You wonder why GM became a bank that makes cars on the side, that’s why. Without the bank part spinning money out of thin air to offset all these union and tax costs, a GM truck would cost as much as a Ferrari.
Sometimes I used to look at these huge companies and add up costs in my head, trying to imagine how the hell they ever turned a profit. I just didn’t get how they could, it didn’t add up. Now the truth finally comes out, they didn’t make any profit on the cars at all. They made money on financial derivatives created by the car loans and levered up at 40-1. The cars were just an excuse for the leverage. Now that’s all come to a crashing halt and these idiots are burning through $1+ billion a month because nobody can afford their stuff without a loan. Hell, without the loan and the leverage they can’t make money anyway. They’re pooched.

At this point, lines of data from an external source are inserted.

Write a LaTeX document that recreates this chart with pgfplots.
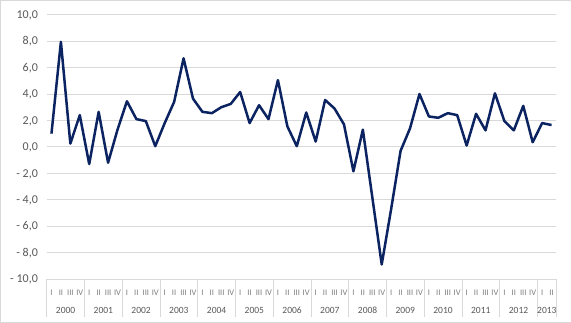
\documentclass[border=0pt]{standalone}
\usepackage{fontspec}
\setmainfont{Carlito}
\usepackage{pgfplots}
\pgfplotsset{compat=1.18}
\definecolor{gridgray}{HTML}{D9D9D9}
\definecolor{labgray}{HTML}{595959}
\definecolor{qgray}{HTML}{7F7F7F}
\definecolor{navy}{HTML}{0B2461}
\begin{document}
\begin{tikzpicture}[x=1pt,y=1pt]
\draw[draw=gridgray, fill=white] (0.5,0.5) rectangle (570.5,322.5);
\begin{axis}[
  at={(47pt,44pt)}, anchor=south west,
  width=509pt, height=264pt, scale only axis,
  xmin=0.5, xmax=54.5, ymin=-10, ymax=10,
  separate axis lines,
  axis x line*=bottom, axis y line*=left,
  x axis line style={draw=gridgray, line width=0.8pt, -},
  y axis line style={draw=none, -},
  ytick={-10,-8,...,10},
  yticklabels={{- 10,0},{- 8,0},{- 6,0},{- 4,0},{- 2,0},{0,0},{2,0},{4,0},{6,0},{8,0},{10,0}},
  ymajorgrids, grid style={draw=gridgray, line width=0.8pt},
  major tick length=0pt,
  xtick style={draw=none}, ytick style={draw=none},
  /pgf/number format/assume math mode=true,
  yticklabel style={font=\fontsize{12}{12}\selectfont, text=labgray, inner sep=0pt, anchor=base east, xshift=-8.7pt, yshift=-3.8pt},
  xtick={1,...,54},
  xticklabels={I,II,III,IV,I,II,III,IV,I,II,III,IV,I,II,III,IV,I,II,III,IV,I,II,III,IV,I,II,III,IV,I,II,III,IV,I,II,III,IV,I,II,III,IV,I,II,III,IV,I,II,III,IV,I,II,III,IV,I,II},
  xticklabel style={font=\fontsize{8.5}{8.5}\selectfont, text=qgray, inner sep=0pt, anchor=base, yshift=-16.5pt},
  clip=false,
]
\addplot[navy, line width=2.5pt, line join=round, mark=none] coordinates {
(1,1.0) (2,7.95) (3,0.25) (4,2.4)
(5,-1.3) (6,2.65) (7,-1.2) (8,1.3)
(9,3.45) (10,2.1) (11,1.95) (12,0.05)
(13,1.8) (14,3.4) (15,6.7) (16,3.65)
(17,2.65) (18,2.55) (19,3.0) (20,3.25)
(21,4.15) (22,1.8) (23,3.15) (24,2.1)
(25,5.05) (26,1.55) (27,0.05) (28,2.6)
(29,0.4) (30,3.55) (31,2.9) (32,1.7)
(33,-1.85) (34,1.3) (35,-3.8) (36,-8.9)
(37,-4.7) (38,-0.3) (39,1.4) (40,4.0)
(41,2.3) (42,2.2) (43,2.55) (44,2.4)
(45,0.1) (46,2.5) (47,1.25) (48,4.05)
(49,1.95) (50,1.25) (51,3.1) (52,0.35)
(53,1.8) (54,1.65)
};
\end{axis}
\foreach \i in {0,...,13} {
  \draw[gridgray, line width=0.8pt] ({47+\i*37.7037},44) -- ++(0,-38);
}
\draw[gridgray, line width=0.8pt] (556,44) -- ++(0,-38);
\foreach \y [count=\k from 0] in {2000,2001,2002,2003,2004,2005,2006,2007,2008,2009,2010,2011,2012} {
  \node[anchor=base, inner sep=0pt, font=\fontsize{9.5}{9.5}\selectfont, text=labgray] at ({47+(\k+0.5)*37.7037},9.5) {\y};
}
\node[anchor=base, inner sep=0pt, font=\fontsize{9.5}{9.5}\selectfont, text=labgray] at (546.6,9.5) {2013};
\end{tikzpicture}
\end{document}
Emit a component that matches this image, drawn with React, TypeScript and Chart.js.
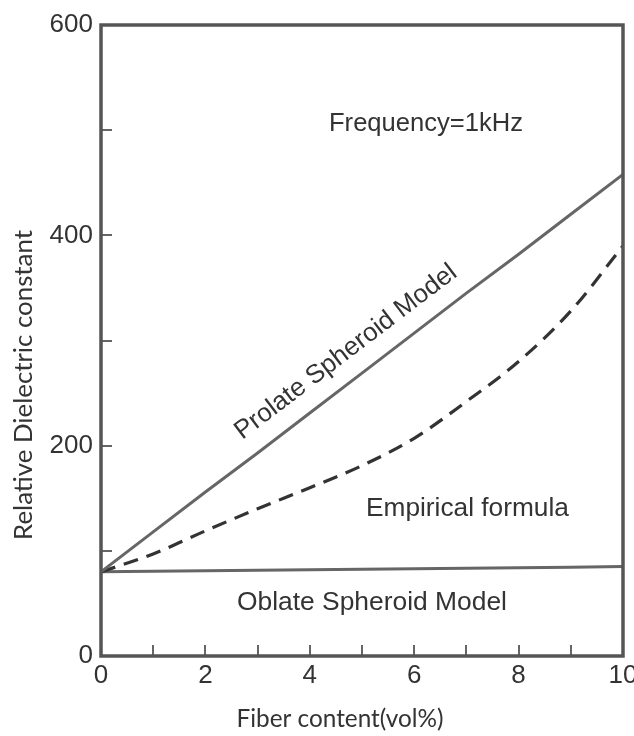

You wonder why the Honda or Toyota costs more than the Chevy, its because they don’t have a financial derivatives business offsetting their costs. They have to actually charge you for the whole nut up front. That the Honda doesn’t cost $100,000 is due to no union, competent management, and mayyyybe a “special deal” kinda cozy relationship with two or three levels of tax collectors.
Bottom line, I think (but can’t prove) that the whole edifice from union to company to government is as crooked as hell, and they’ve been scamming the life out of us since WWII.
I say let the whole rotten structure collapse. Good chance to stomp on the friggin’ giant, cockroaches that scurry out of the wreckage.
Here endeth the cranky rant.
Gee Phanton, tell us how you really feel.
I know I’ve been around for a heck of a long time but I seem to remember several “bailouts” of the auto industry already. They seem to be sandwiched between years that there are union contract negotiations and strikes.
As I said before they have to go down in flames before re-inventing themselves as the new phoenix.
For me, the bottom line is that any money for a bailout can only come from the taxes paid by those sectors of the economy which are productive and profitable enough to grow in their own right. Choking those sectors by creaming off their profits to feed the sinking hulks of the North American auto industry is a formula for deepening the existing economic woes.
As pointed out above, investors would ask tough questions like “Why should I lend you this money and how will you use it to remodel the business and restore it to profitability?” Unfortunately, I’m not confident that governments, motivated by the political bottom line in the short term political quarter rather than the financial, will ask those tough questions. More than likely my taxes will simply be flushed into the hole of companies which will continue to make vehicles at a higher real cost than that for which they can be sold, due to whatever combination of union labour or corporate governance under which they labour.
Can’t, Texas. Kate has her rudeness filter engaged, so the primal scream and the swearing kinda loses in the transmission phase.
After I wrote this the giant Fools on the Hill down in Warshingtoon threw together some deal and the market spiked. Then it became apparent that they were a bunch of DemocRats trying to save face and there wasn’t a chance in Hell it would pass, and the market has taken another dump. The Dow Jones just closed at 7565 kids, but it bounced off 7505 a couple minutes ago. Tomorrow we could easily see 7400’s, no sweat. Guys on TV are starting to talk 6000’s.
Anyone else too afraid to look at their RRSPs and investments? I know deep down that the markets will settle down and work the way they should but right now its like catching a ride with a drunk; all over the place but you dare not jump off until things slow down. What is the biggest danger, jumping or staying for the ride. Neither option enthuses me.
The unions expect the clerk at the 7/11 to give up part of his pay cheque to subsidize the union guy who makes five times as much.
Freeloading, Conservative voting, small dead farmers expect every taxpayer to give up part of their paycheck to subsidize THEIR lifestyle…as long as wind blow, grass grow and sun shine…..what’s good for the goose is good for the gander, right, small dead minded???